Please do NOT solve the problem, I just need some help, not a full solution. I would like to try this myself.
Find $\zeta(2) = \displaystyle \sum_{n=1}^{\infty} \frac{1}{n^2}$
The fourier series for $f(x)$ on the interval $-L \le f(x) \le L$ is:
$\displaystyle f(x) = \sum_{n=0}^{\infty} A_n\cos(\frac{n\pi x}{L}) + \sum_{n=1}^{\infty} B_n\sin(\frac{n\pi x}{L})$ Where $A_n, B_n$ are Fourier coefficients.
$A_n = \displaystyle \frac{2}{L} \int_{0}^{L} f(x)\cos(\frac{n\pi x}{L})$
I found for $f(x) = x$, $A_n = \displaystyle \frac{-Lx}{n \pi} \sin(\frac{mx \pi}{L}) + (\frac{L}{\pi n})^2\cos(\frac{n \pi x}{L})$
Any thoughts?
The Problem: $f(x) = x$ is not $2\pi$ periodic so how do we fix the $L$ so that is for $n \to \infty$ because from $n = 1$ to $\infty$ is the goal? What should $L$ be?
Thanks!
$L$ shouldn't worry you.

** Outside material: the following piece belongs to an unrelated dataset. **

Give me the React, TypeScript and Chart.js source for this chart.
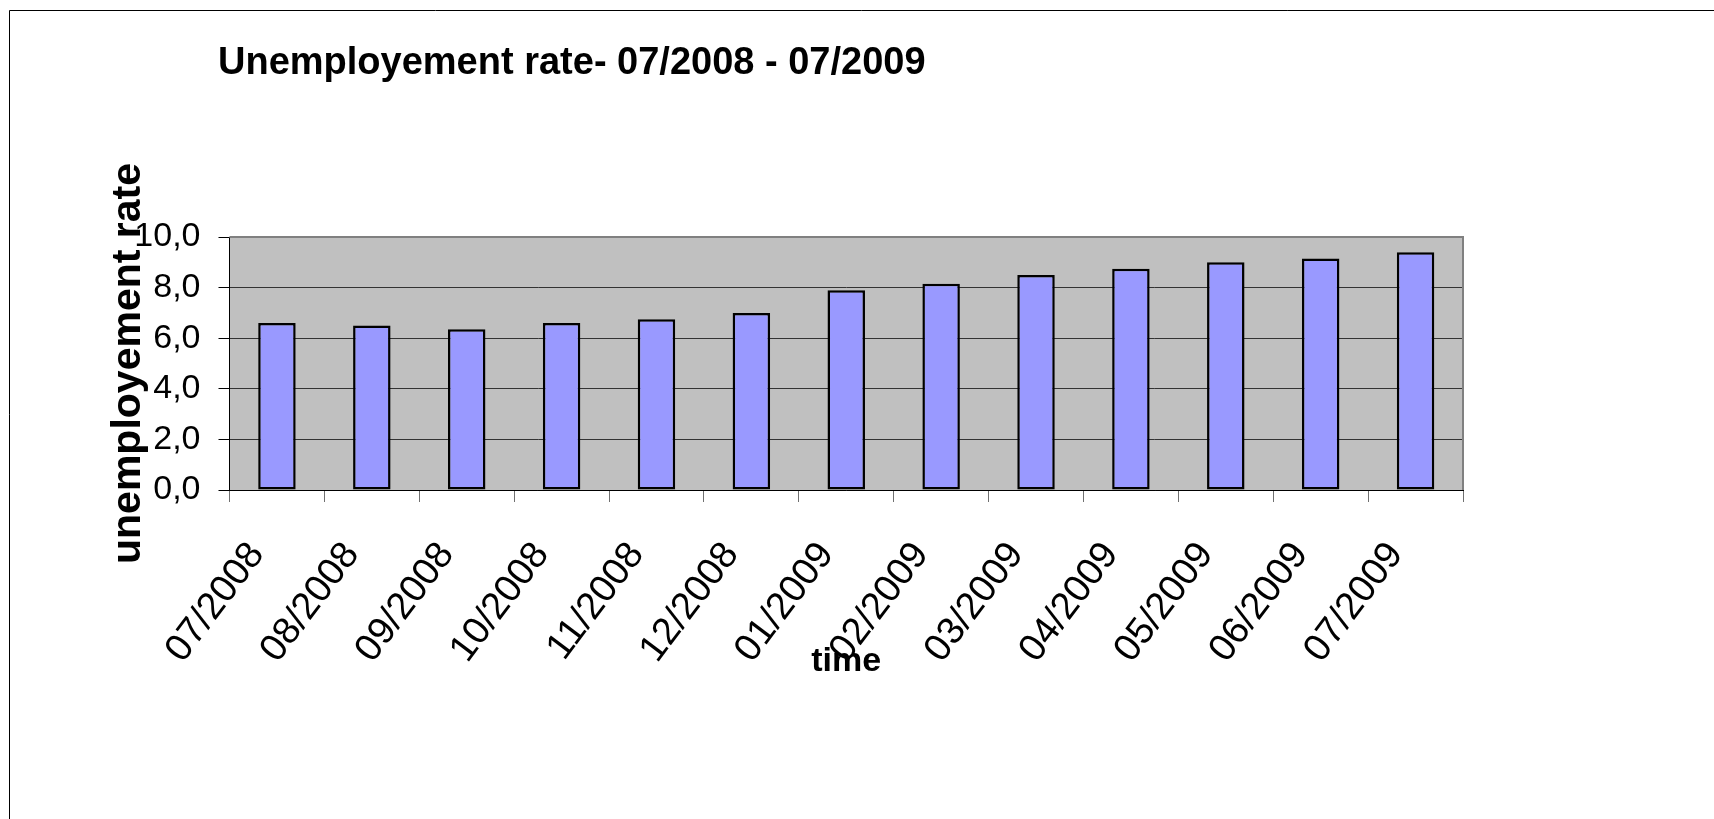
import React, { useEffect, useRef } from 'react';
import { Chart, registerables } from 'chart.js';

Chart.register(...registerables);

const TITLE = 'Unemployement rate- 07/2008 - 07/2009';
const Y_TITLE = 'unemployement rate';
const X_TITLE = 'time';

const categories = [
  '07/2008', '08/2008', '09/2008', '10/2008', '11/2008', '12/2008',
  '01/2009', '02/2009', '03/2009', '04/2009', '05/2009', '06/2009', '07/2009',
];
const rates = [6.6, 6.5, 6.35, 6.6, 6.75, 7.0, 7.9, 8.15, 8.5, 8.75, 9.0, 9.15, 9.4];
const yMin = 0;
const yMax = 10;
const yStep = 2;

const W = 1714;
const H = 819;
const FONT = '"Liberation Sans", Arial, Helvetica, sans-serif';

const framePlugin = {
  id: 'framePlugin',
  beforeDraw(chart: any) {
    const { ctx, chartArea: a } = chart;
    ctx.save();
    ctx.fillStyle = '#ffffff';
    ctx.fillRect(0, 0, W, H);
    ctx.fillStyle = '#C0C0C0';
    ctx.fillRect(a.left, a.top, a.right - a.left, a.bottom - a.top);
    ctx.restore();
  },
  afterDraw(chart: any) {
    const { ctx, chartArea: a } = chart;
    ctx.save();
    ctx.strokeStyle = '#808080';
    ctx.lineWidth = 2;
    ctx.beginPath();
    ctx.moveTo(a.left, a.top);
    ctx.lineTo(a.right, a.top);
    ctx.lineTo(a.right, a.bottom);
    ctx.stroke();

    ctx.strokeStyle = '#000000';
    ctx.lineWidth = 1;
    ctx.beginPath();
    ctx.moveTo(9.5, H);
    ctx.lineTo(9.5, 10.5);
    ctx.lineTo(W, 10.5);
    ctx.stroke();

    ctx.font = `bold 38px ${FONT}`;
    ctx.fillStyle = '#000000';
    ctx.textAlign = 'left';
    ctx.textBaseline = 'alphabetic';
    ctx.fillText(TITLE, 218, 74);
    ctx.restore();
  },
};

export default function App() {
  const ref = useRef<HTMLCanvasElement | null>(null);

  useEffect(() => {
    if (!ref.current) return;
    const chart = new Chart(ref.current, {
      type: 'bar',
      data: {
        labels: categories,
        datasets: [
          {
            data: rates,
            backgroundColor: '#9999FF',
            borderColor: '#000000',
            borderWidth: 2.5,
            borderSkipped: false,
            categoryPercentage: 1,
            barPercentage: 0.395,
          },
        ],
      },
      options: {
        animation: false,
        responsive: false,
        maintainAspectRatio: false,
        devicePixelRatio: 1,
        layout: { padding: { left: 0, top: 237, right: 251, bottom: 0 } },
        plugins: {
          legend: { display: false },
          title: { display: false },
          tooltip: { enabled: false },
        },
        scales: {
          x: {
            afterFit: (s: any) => { s.height = 329; },
            grid: {
              display: true,
              drawOnChartArea: false,
              drawTicks: true,
              tickLength: 12,
              color: '#707070',
              offset: true,
            },
            border: { display: true, color: '#000000', width: 1 },
            ticks: {
              autoSkip: false,
              minRotation: 53,
              maxRotation: 53,
              padding: 32,
              labelOffset: -20,
              color: '#000000',
              font: { family: FONT, size: 38, lineHeight: 1.2 },
            },
            title: {
              display: true,
              text: X_TITLE,
              color: '#000000',
              font: { family: FONT, size: 34, weight: 'bold', lineHeight: 1.2 },
              padding: { top: 0, bottom: 137 },
            },
          },
          y: {
            min: yMin,
            max: yMax,
            afterFit: (s: any) => { s.width = 229.5; },
            grid: {
              color: '#333333',
              lineWidth: 1,
              drawTicks: true,
              tickLength: 11,
              tickColor: '#000000',
            },
            border: { display: true, color: '#000000', width: 1 },
            ticks: {
              stepSize: yStep,
              padding: 18,
              color: '#000000',
              font: { family: FONT, size: 34, lineHeight: 1.2 },
              callback: (v: any) => Number(v).toFixed(1).replace('.', ','),
            },
            title: {
              display: true,
              text: Y_TITLE,
              color: '#000000',
              font: { family: FONT, size: 41, weight: 'bold', lineHeight: 1.2 },
              padding: { top: 104, bottom: 0 },
            },
          },
        },
      },
      plugins: [framePlugin],
    } as any);
    return () => chart.destroy();
  }, []);

  return (
    <div style={{ position: 'fixed', left: 0, top: 0, width: W, height: H, background: '#fff' }}>
      <canvas ref={ref} width={W} height={H} style={{ display: 'block', width: W, height: H }} />
    </div>
  );
}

You may as well set it equal to 1,and define $f(x)=x$ on $(-1,1)$ and then extend it everywhere else periodically $f(x\pm 2)=f(x)$. The fourier series will work everywhere in that case. You're not trying to do a fourier series expansion on $(-\infty,\infty)$ afterall (which is impossible).
Then you might want to take a look at Parseval's identity.